Take Note: MYTO

Having worked together informally for years, Montréal-based MYTO principals Martine Brisson and Roxanne Miller formally joined forces a year ago to offer a service that is uncommon, at least for small boutique firms: providing interior renovation and landscape design as a coordinated service.

“Our approach at MYTO is to connect the interior with the exterior,” says Brisson, who is the interior design/renovation half of the team. “When you are inside, we want you to have a beautiful view of the outside from wherever you are in the house. We use this same ideology throughout the design, in the colours and materials we use to make the views like a painting of the outside, like a beautiful work of art.”

Designs like a recent renovation to a mid-20th century home in L’Isle de Montréal feature white walls and an open, flowing space that is brightened by large windows and sliding glass doors, the better to view the outside from every vantage point. “It’s very important to us to work with a small palette of materials and colours: white, black, dark wood. I think of a house as like a couture collection; it’s all about cohesiveness.”

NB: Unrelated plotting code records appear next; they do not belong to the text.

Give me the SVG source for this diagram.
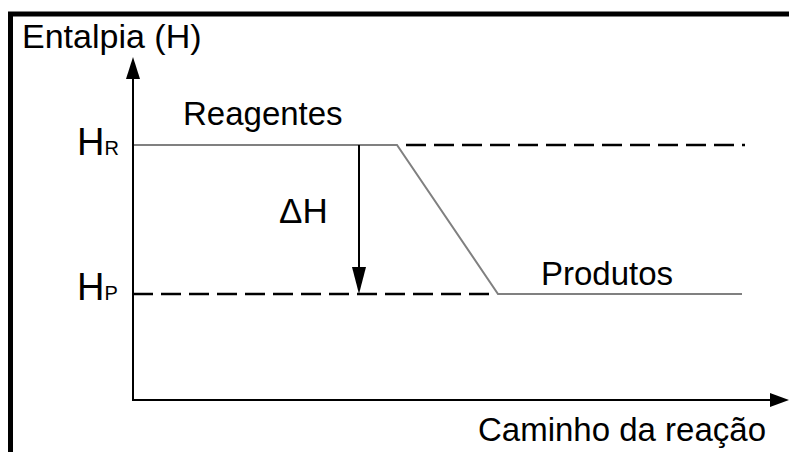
<svg xmlns="http://www.w3.org/2000/svg" width="789" height="452" viewBox="0 0 789 452">
<style>
text{font-family:"Liberation Sans",Arial,sans-serif;fill:#000}
.ax{stroke:#000;stroke-width:2;fill:none}
.lvl{stroke:#808080;stroke-width:2;fill:none}
.dash{stroke:#000;stroke-width:2.5;stroke-dasharray:20 8;fill:none}
.head{fill:#000}
</style>
<rect width="789" height="452" fill="#fff"/>
<path d="M10.5,452 V14 H789" stroke="#000" stroke-width="5" fill="none"/>
<g id="connectors">
<path class="dash" d="M406,145 H745"/>
<path class="dash" d="M133,294 H494"/>
<path class="lvl" d="M133,145 H397 L498,294 H742"/>
<line class="ax" x1="133" y1="401" x2="133" y2="72"/>
<polygon class="head" points="133,57 140,79 126,79"/>
<line class="ax" x1="132" y1="400" x2="774" y2="400"/>
<polygon class="head" points="789,400 770,393 770,407"/>
<line class="ax" x1="359" y1="145" x2="359" y2="272"/>
<polygon class="head" points="359,294 352,267 366,267"/>
</g>
<g id="y-label"><text x="22" y="48" font-size="34">Entalpia (H)</text></g>
<g id="x-label"><text x="478" y="441" font-size="33">Caminho da reação</text></g>
<g id="reagentes"><text x="183" y="125" font-size="33">Reagentes</text></g>
<g id="produtos"><text x="541" y="285" font-size="33">Produtos</text></g>
<g id="hr"><text x="77" y="155" font-size="38">H<tspan font-size="20">R</tspan></text></g>
<g id="hp"><text x="77" y="300" font-size="38">H<tspan font-size="20">P</tspan></text></g>
<g id="dh"><text x="279" y="223" font-size="35">ΔH</text></g>
</svg>
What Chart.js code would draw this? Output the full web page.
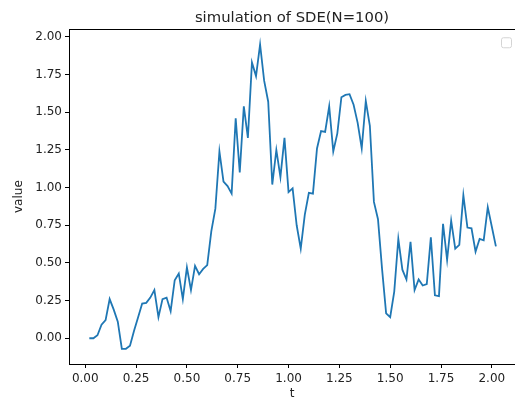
<!DOCTYPE html>
<html>
<head>
<meta charset="utf-8">
<script src="https://cdn.jsdelivr.net/npm/chart.js@4.4.1/dist/chart.umd.min.js"></script>
<style>
  html, body { margin: 0; padding: 0; background: #fff; overflow: hidden; }
</style>
</head>
<body>
<canvas id="sdeChart" width="515" height="401"></canvas>
<script>
/* Simulated path of the SDE, one value per step (N = 100, dt = 0.02) */
const pathValues = [
    0.00, 0.00, 0.02, 0.09, 0.12, 0.26, 0.19, 0.11, -0.07, -0.07,
    -0.05, 0.05, 0.14, 0.23, 0.235, 0.27, 0.32, 0.14, 0.26, 0.27,
    0.18, 0.385, 0.43, 0.26, 0.47, 0.32, 0.48, 0.425, 0.46, 0.485,
    0.71, 0.86, 1.24, 1.04, 1.01, 0.96, 1.46, 1.10, 1.54, 1.33,
    1.83, 1.74, 1.95, 1.71, 1.57, 1.02, 1.25, 1.07, 1.33, 0.97,
    0.995, 0.75, 0.595, 0.82, 0.965, 0.96, 1.26, 1.375, 1.37, 1.54,
    1.24, 1.36, 1.60, 1.615, 1.62, 1.55, 1.43, 1.26, 1.575, 1.41,
    0.905, 0.79, 0.46, 0.165, 0.14, 0.31, 0.66, 0.455, 0.39, 0.64,
    0.32, 0.39, 0.35, 0.36, 0.67, 0.285, 0.28, 0.76, 0.52, 0.78,
    0.595, 0.62, 0.95, 0.735, 0.73, 0.575, 0.66, 0.65, 0.87, 0.74,
    0.61
];
const dt = 0.02;
const times = pathValues.map((_, i) => +((i + 1) * dt).toFixed(2));

const xTicks = [0, 0.25, 0.5, 0.75, 1.0, 1.25, 1.5, 1.75, 2.0];
const yTicks = [0, 0.25, 0.5, 0.75, 1.0, 1.25, 1.5, 1.75, 2.0];

const textColor = '#222';
const font = { family: '"DejaVu Sans", sans-serif', size: 12 };

// top spine + empty legend frame (matplotlib style)
const axesFrame = {
    id: 'axesFrame',
    afterDraw(chart) {
        const { ctx, chartArea: a } = chart;
        ctx.save();
        ctx.strokeStyle = '#000';
        ctx.lineWidth = 1;
        ctx.beginPath();
        ctx.moveTo(a.left, Math.round(a.top) + 0.5);
        ctx.lineTo(a.right, Math.round(a.top) + 0.5);
        ctx.stroke();

        ctx.strokeStyle = '#d4d4d4';
        ctx.beginPath();
        ctx.roundRect(a.right - 13.5, a.top + 8.5, 10, 10, 2);
        ctx.stroke();
        ctx.restore();
    }
};

new Chart(document.getElementById('sdeChart').getContext('2d'), {
    type: 'line',
    data: {
        datasets: [{
            data: times.map((t, i) => ({ x: t, y: pathValues[i] })),
            borderColor: '#1f77b4',
            borderWidth: 1.8,
            pointRadius: 0,
            tension: 0,
            fill: false
        }]
    },
    options: {
        responsive: false,
        animation: false,
        layout: { padding: 0 },
        plugins: {
            legend: { display: false },
            tooltip: { enabled: false },
            title: {
                display: true,
                fullSize: false,
                text: 'simulation of SDE(N=100)',
                color: textColor,
                font: { family: font.family, size: 14.8, weight: 'normal' },
                padding: { top: 9, bottom: 2.5 }
            }
        },
        scales: {
            x: {
                type: 'linear',
                min: -0.08,
                max: 2.114,
                afterBuildTicks: s => { s.ticks = xTicks.map(v => ({ value: v })); },
                afterFit: s => { s.height = 37; },
                grid: { drawOnChartArea: false, drawTicks: true, tickLength: 4, color: '#000' },
                border: { display: true, color: '#000', width: 1 },
                ticks: { color: textColor, font, padding: 4, maxRotation: 0,
                         callback: v => v.toFixed(2) },
                title: { display: true, text: 't', color: textColor, font,
                         padding: { top: 0, bottom: 0 } }
            },
            y: {
                type: 'linear',
                min: -0.171,
                max: 2.051,
                afterBuildTicks: s => { s.ticks = yTicks.map(v => ({ value: v })); },
                afterFit: s => { s.width = 69; },
                grid: { drawOnChartArea: false, drawTicks: true, tickLength: 4, color: '#000' },
                border: { display: true, color: '#000', width: 1 },
                ticks: { color: textColor, font, padding: 3,
                         callback: v => v.toFixed(2) },
                title: { display: true, text: 'value', color: textColor, font,
                         padding: { top: 12, bottom: 0 } }
            }
        }
    },
    plugins: [axesFrame]
});
</script>
</body>
</html>
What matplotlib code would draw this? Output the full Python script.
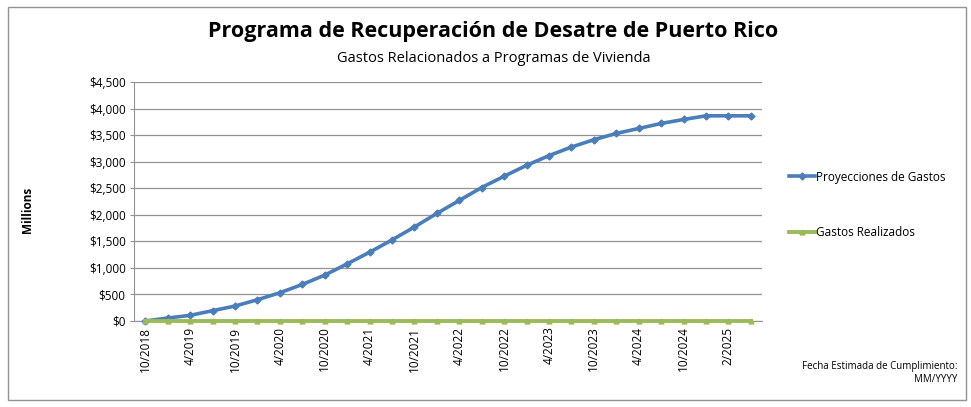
import numpy as np
import matplotlib.pyplot as plt
from matplotlib.patches import Rectangle
from matplotlib.ticker import FuncFormatter

plt.rcParams['font.family'] = ['Open Sans', 'DejaVu Sans']

# quarterly periods (category axis, every other one labelled)
periods = ['10/2018', '1/2019', '4/2019', '7/2019', '10/2019', '1/2020', '4/2020',
           '7/2020', '10/2020', '1/2021', '4/2021', '7/2021', '10/2021', '1/2022',
           '4/2022', '7/2022', '10/2022', '1/2023', '4/2023', '7/2023', '10/2023',
           '1/2024', '4/2024', '7/2024', '10/2024', '1/2025', '2/2025', '4/2025']

# millions of dollars
proyecciones = [0, 56, 106, 194, 281, 400, 531, 688, 863, 1075, 1294, 1525, 1769, 2025,
                2269, 2513, 2725, 2931, 3113, 3275, 3413, 3531, 3625, 3719, 3794, 3863,
                3863, 3863]
realizados = [0] * len(periods)

blue = '#4A7EBB'
green = '#9BBB59'

fig = plt.figure(figsize=(9.71, 4.07), dpi=100)
ax = fig.add_axes([134 / 971, 1 - 321 / 407, (762 - 134) / 971, (321 - 82) / 407])

x = np.arange(len(periods))
ax.plot(x, proyecciones, color=blue, lw=2.6, marker='D', ms=3.5, label='Proyecciones de Gastos',
        zorder=3, clip_on=False)
ax.plot(x, realizados, color=green, lw=2.8, marker='^', ms=3.5, label='Gastos Realizados',
        zorder=4, clip_on=False)

ax.set_xlim(-0.5, len(periods) - 0.5)
ax.set_ylim(0, 4500)
ax.set_yticks(np.arange(0, 4501, 500))
ax.yaxis.set_major_formatter(FuncFormatter(lambda v, p: '${:,.0f}'.format(v)))
ax.set_xticks(x[::2])
ax.set_xticklabels(periods[::2], rotation=90, fontsize=8.5)
ax.tick_params(axis='y', labelsize=8.5, length=3, color='#939393', pad=3)
ax.tick_params(axis='x', length=0, pad=4)
ax.grid(axis='y', color='#939393', lw=0.9)
ax.set_axisbelow(True)
for s in ['top', 'right']:
    ax.spines[s].set_visible(False)
for s in ['left', 'bottom']:
    ax.spines[s].set_color('#939393')
    ax.spines[s].set_zorder(2)

fig.text(28 / 971, 1 - 210 / 407, 'Millions', rotation=90, fontsize=8.5, fontweight='bold',
         ha='center', va='center')

fig.text(493 / 971, 1 - 32 / 407, 'Programa de Recuperación de Desatre de Puerto Rico',
         fontsize=15.5, fontweight='bold', ha='center', va='center')
fig.text(494 / 971, 1 - 58 / 407, 'Gastos Relacionados a Programas de Vivienda',
         fontsize=10.5, ha='center', va='center')

leg = fig.legend(loc='upper left', bbox_to_anchor=(778 / 971, 1 - 160 / 407), frameon=False,
                 fontsize=8.5, handlelength=2.2, handletextpad=0.1, labelspacing=3.6)

fig.text(957 / 971, 1 - 367 / 407, 'Fecha Estimada de Cumplimiento:', fontsize=7,
         ha='right', va='center')
fig.text(957 / 971, 1 - 380 / 407, 'MM/YYYY', fontsize=7, ha='right', va='center')

fig.patches.append(Rectangle((8 / 971, 7 / 407), 958 / 971, 393 / 407, transform=fig.transFigure,
                             fill=False, edgecolor='#939393', lw=1))

fig.savefig('out.png', dpi=100)
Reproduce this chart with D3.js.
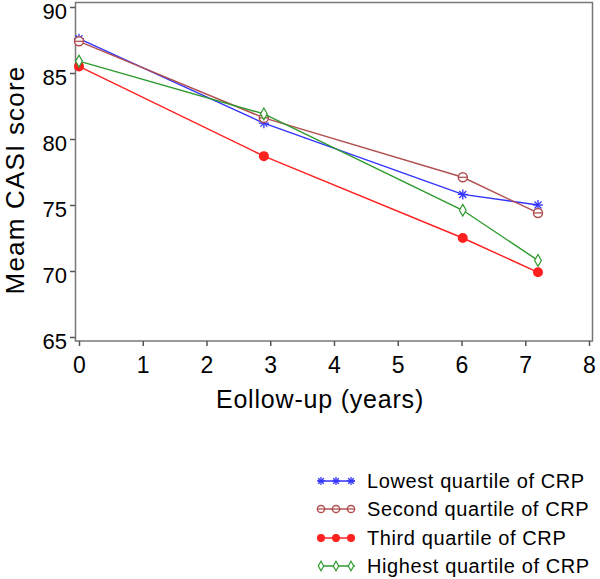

For landscape designer Miller, Brisson’s elegantly simple interiors are the perfect complement to exuberantly alive yet orderly garden design. “Because you stay inside your house half of the year, it’s very important to us to create gardens that are low-maintenance and look beautiful twelve months of the year. We want you to look outside, even in the winter, and it is beautiful.”

Inner Courtyard

A private courtyard for a 1920s town house in the Plateau Mont-Royal, whose interior the team had previously renovated, serves as a cozy outdoor space for entertaining. A dramatic Japanese maple serves as the centrepiece, guiding a palette of soft grey-painted brick walls, portable lighting and custom concrete-blend furnishings that acquire a beautiful patina as they weather over time.

Mont-Royal

Formerly a warren of small rooms and dark hallways, this 1940s home was completely gutted and opened up to improve flow and let the sunshine in. Pure white walls, black trim and walnut panels, including a storage unit that stretches the length of the main floor, provide a clean backdrop for abundant light and garden views, often right through the house.